On 2025-07-23 10:00, Qing Zhao wrote:
I can't see how this could happen, do you have an example test case?

The example used in my previous writeup show this:
https://gcc.gnu.org/pipermail/gcc-patches/2025-July/689663.html

f->p = malloc (size);
***** With the approach B: the IL for the above is:
  tmp1 = f->p;
  tmp2 = &f->n;
  tmp3 = .ACCESS_WITH_SIZE (tmp1, tmp2, ...);
  tmp4 = malloc (size);
  tmp3 = tmp4;

the above IL will be expanded to the following when .ACCESS_WITH_SIZE is 
expanded
to its first argument:

  tmp1 = f->p;
  tmp2 = &f->n;
  tmp3 = tmp1;
  tmp4 = malloc (size);
  tmp3 = tmp4;

the final optimized IL will be:
  tmp3 = f->p;
  tmp3 = malloc (size);

 From the above final IL, you can clearly see the undefined behavior introduced by 
tmp1 = f->p to the program.

Is that from v8 of the patch, where .ACCESS_WITH_SIZE is emitted at definition of f->p?

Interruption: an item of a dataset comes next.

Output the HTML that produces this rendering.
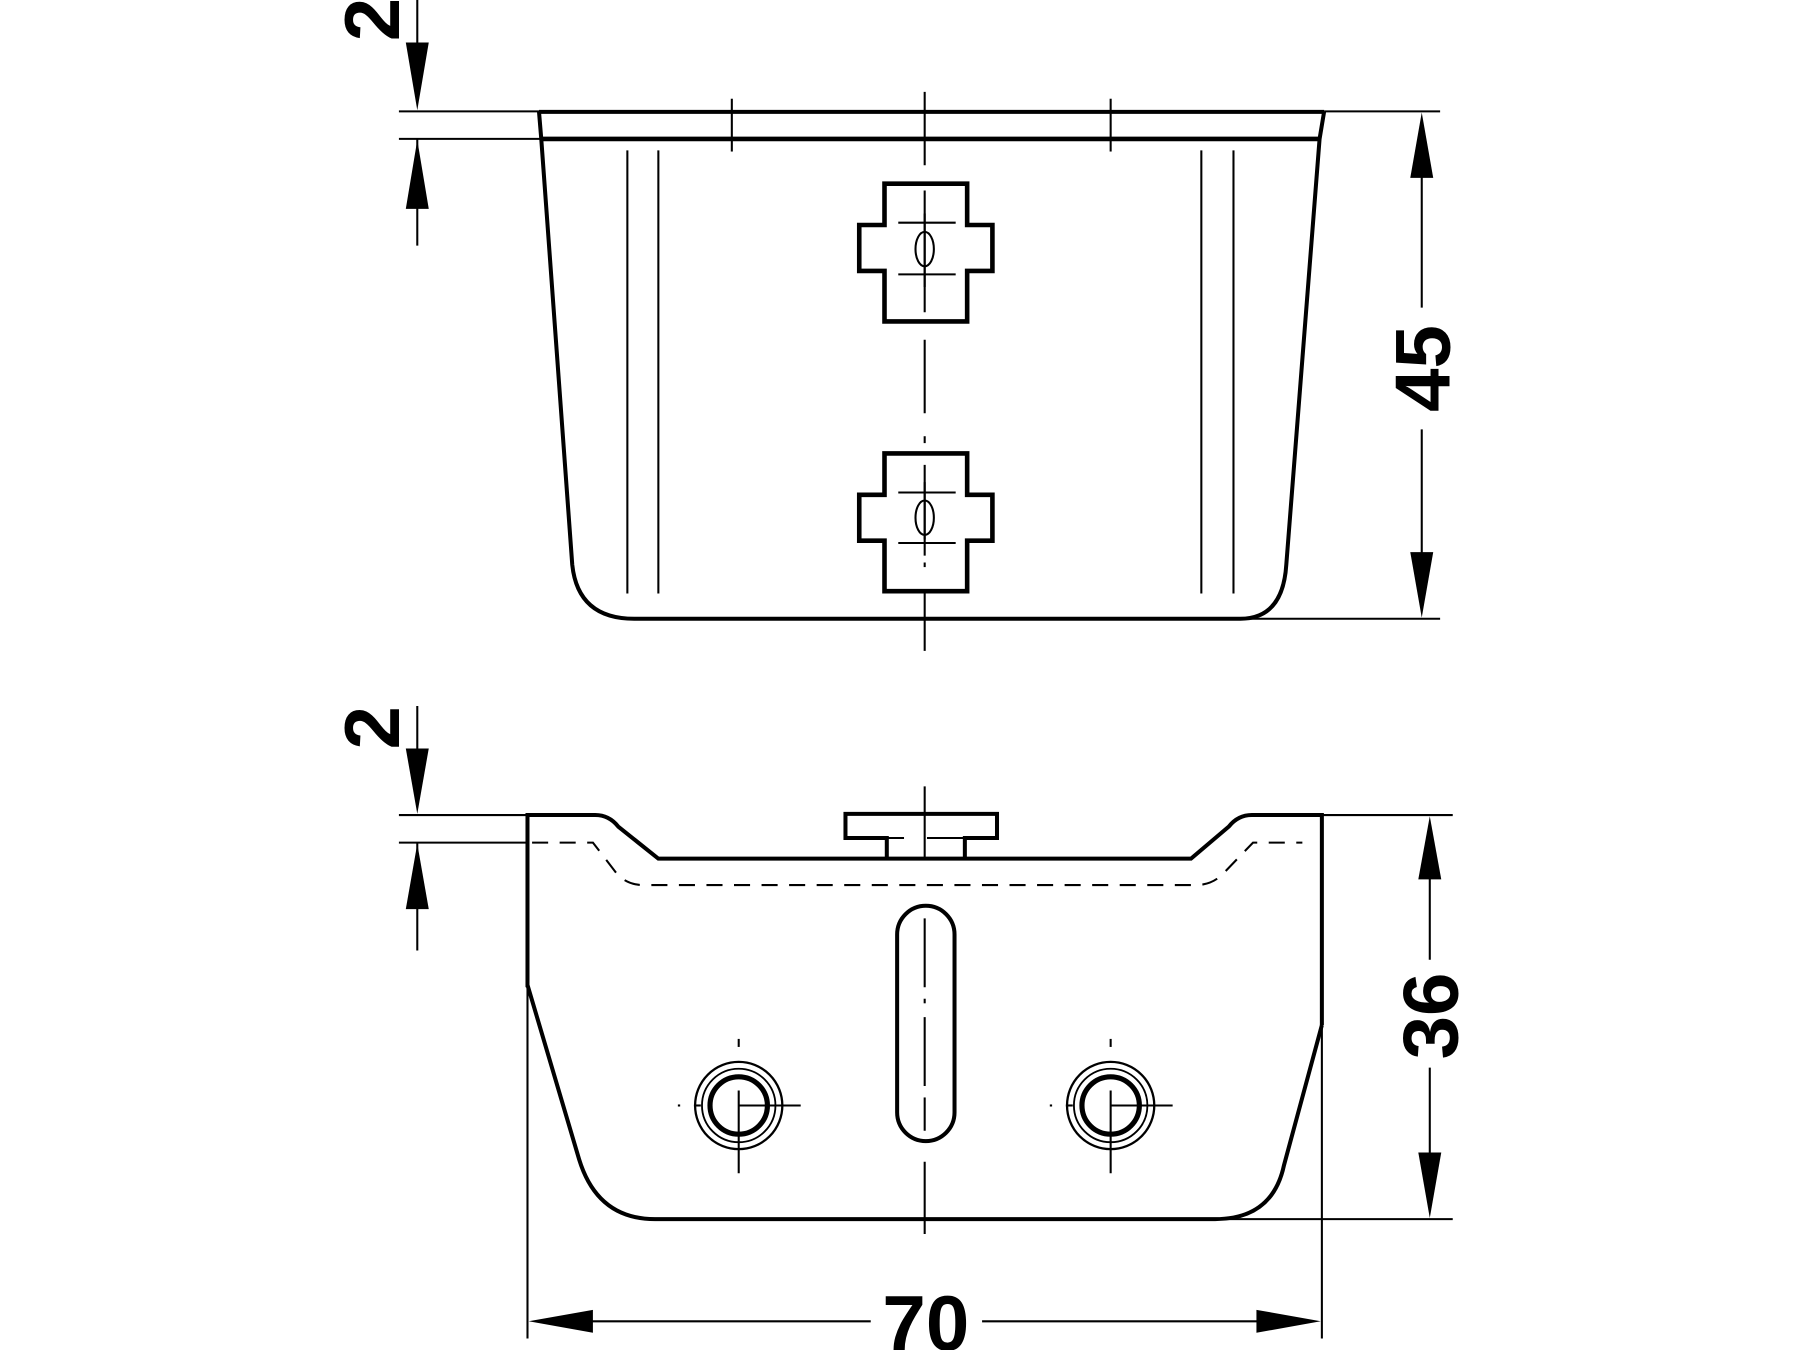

I think that needs to move back to the original idea, i.e. emit at object reference, not definition. It's wrong, not just for the above reason of potentially undefined behaviour, but also because it defeats the point of the .ACCESS_WITH_SIZE call. The intent of the call is to bind the reference of f->p with f->n so that the reference of f->p does not get reordered w.r.t definition of f->n. For example if you have:

  f->p = malloc (sz);
  f->n = sz;
  __builtin_dynamic_object_size (f->p, 0);

putting the .ACCESS_WITH_SIZE directly above, i.e.:

  f->p = malloc (sz);
  f->n = sz;
  .ACCESS_WITH_SIZE (f->p, &f->n, ...);
  __builtin_dynamic_object_size (f->p, 0);

ensures that f->n does not get reordered below the __builtin_dynamic_object_size call. If you emit .ACCESS_WITH_SIZE at the definition point you'd have:

  f->p = malloc (sz);
  .ACCESS_WITH_SIZE (f->p, &f->n, ...);
  f->n = sz;
  __builtin_dynamic_object_size (f->p, 0);

or worse (AFAICT from the IL you shared above):

  f->p = malloc (sz);
  .ACCESS_WITH_SIZE (f->p, &f->n, ...);
  f->n = sz;
  __builtin_dynamic_object_size (f->p, 0);

because of which the compiler is then free to reorder the f->n definition below the __builtin_dynamic_object_size call.